Robertet a su s’adapter aux goûts locaux pour se développer à l’international et devenir le numéro un mondial des matières premières naturelles à destination de la parfumerie, des arômes et des cosmétiques. L’entreprise familiale mise également sur la croissance externe afin de s’implanter plus rapidement à l’étranger.

Décideurs. Robertet a par essence un ADN l’international. Pourquoi ?

Jérôme Bruhat. Robertet a un profil assez atypique pour une ETI familiale de 720 millions d’euros de chiffre d’affaires (dont 82 % hors de France et 65 % hors d’Europe). C’est le fruit de la conjonction d’un ADN et d’une volonté familiale. Nous avons un métier qui intrinsèquement fait que nous achetons des matières premières dans le monde entier : des roses en Turquie ou en Bulgarie, du Santal en Inde, du tagète en Afrique du Sud, etc. Nous avons une curiosité internationale pour créer les meilleurs senteurs et arômes. Nous proposons plus de 1700 produits naturels issus de 70 pays différents que nous transformons dans notre usine à Grasse.

Et pour l’export ?

La famille Maubert, aux commandes depuis 1850, s’est très tôt dit qu’il y avait hors de France des clients intéressés par des matières premières naturelles sophistiquées, comme l’étaient les grandes maisons de parfums hexagonales. Petit à petit, Robertet a envoyé des salariés dans différents pays et noué des accords locaux. Depuis trente ans, le groupe localise des forces commerciales et créatives à l’étranger pour imaginer des compositions, non plus copiées sur ce qu’on faisait en Europe, mais pour s’adapter aux goûts locaux. Enfin, Robertet achète des acteurs locaux bien implantés afin de disposer d’une empreinte locale plus forte et de gagner du temps dans ses projets d’expansion.

Quels sont vos points d’attention à l’export ?

Nous nous assurons qu’il n’y ait pas d’écart de valeurs entre l’équipe à l’étranger et ce que Robertet veut construire. Ensuite, nous voulons bien comprendre les goûts régionaux. Après la phase de mondialisation que nous avons connue, de nombreux pays souhaitent retrouver leur identité culturelle à travers les goûts locaux. Le démarrage d’un business se fait à travers ses clients. Il ne faut pas arriver avec des solutions toutes faites. Robertet s’adapte mieux que d’autres aux situations de marché. Nous vivons l’export davantage comme un modèle de régionalisation que comme un modèle de globalisation. Nous faisons en sorte que les écosystèmes locaux soient le plus autonomes possible.

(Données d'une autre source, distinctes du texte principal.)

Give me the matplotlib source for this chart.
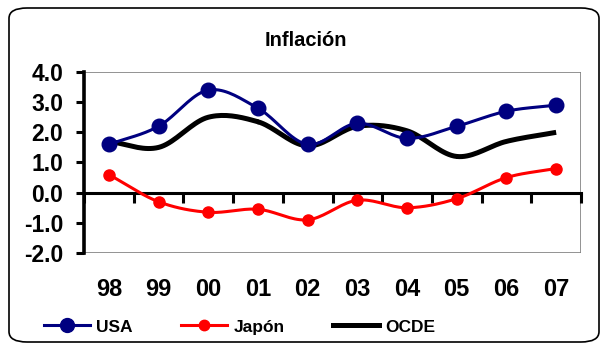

"Nous faisons en sorte que les écosystèmes locaux soient le plus autonomes possible"

Les clients n’achètent donc pas du "made in France" ?

Cela dépend. Dans certains cas, ils achètent du "made in France" dans le sens du savoir-faire raffiné. Mais certains clients en Chine exigent du "made in China" et de revisiter leur culture. A contrario, on peut nous demander au Vietnam un arôme pour une lessive qui fera penser aux grands parfums français.

Malgré le développement du synthétique, vous êtes resté spécialisé dans les produits naturels. Cela parle-t-il à tous les pays ?

Notre positionnement fait partie de notre moteur de croissance à l’international. Nos clients ont un besoin de produits bons pour la santé et une envie d’authenticité. Ensuite, tout est une question de timing. Ce qui est vrai pour un pays aujourd’hui ne le sera pas forcément demain. Depuis trente ans, la Chine s’appuie sur la massification pour faire accéder la classe moyenne à un certain niveau de vie. Les produits standardisés et synthétiques répondent à ces besoins. Aujourd’hui, émerge dans le pays une clientèle sophistiquée, mieux éduquée sur les produits, qui s’ouvre au naturel. Ce mouvement est aussi facilité par la culture du naturel très importante dans la médecine traditionnelle.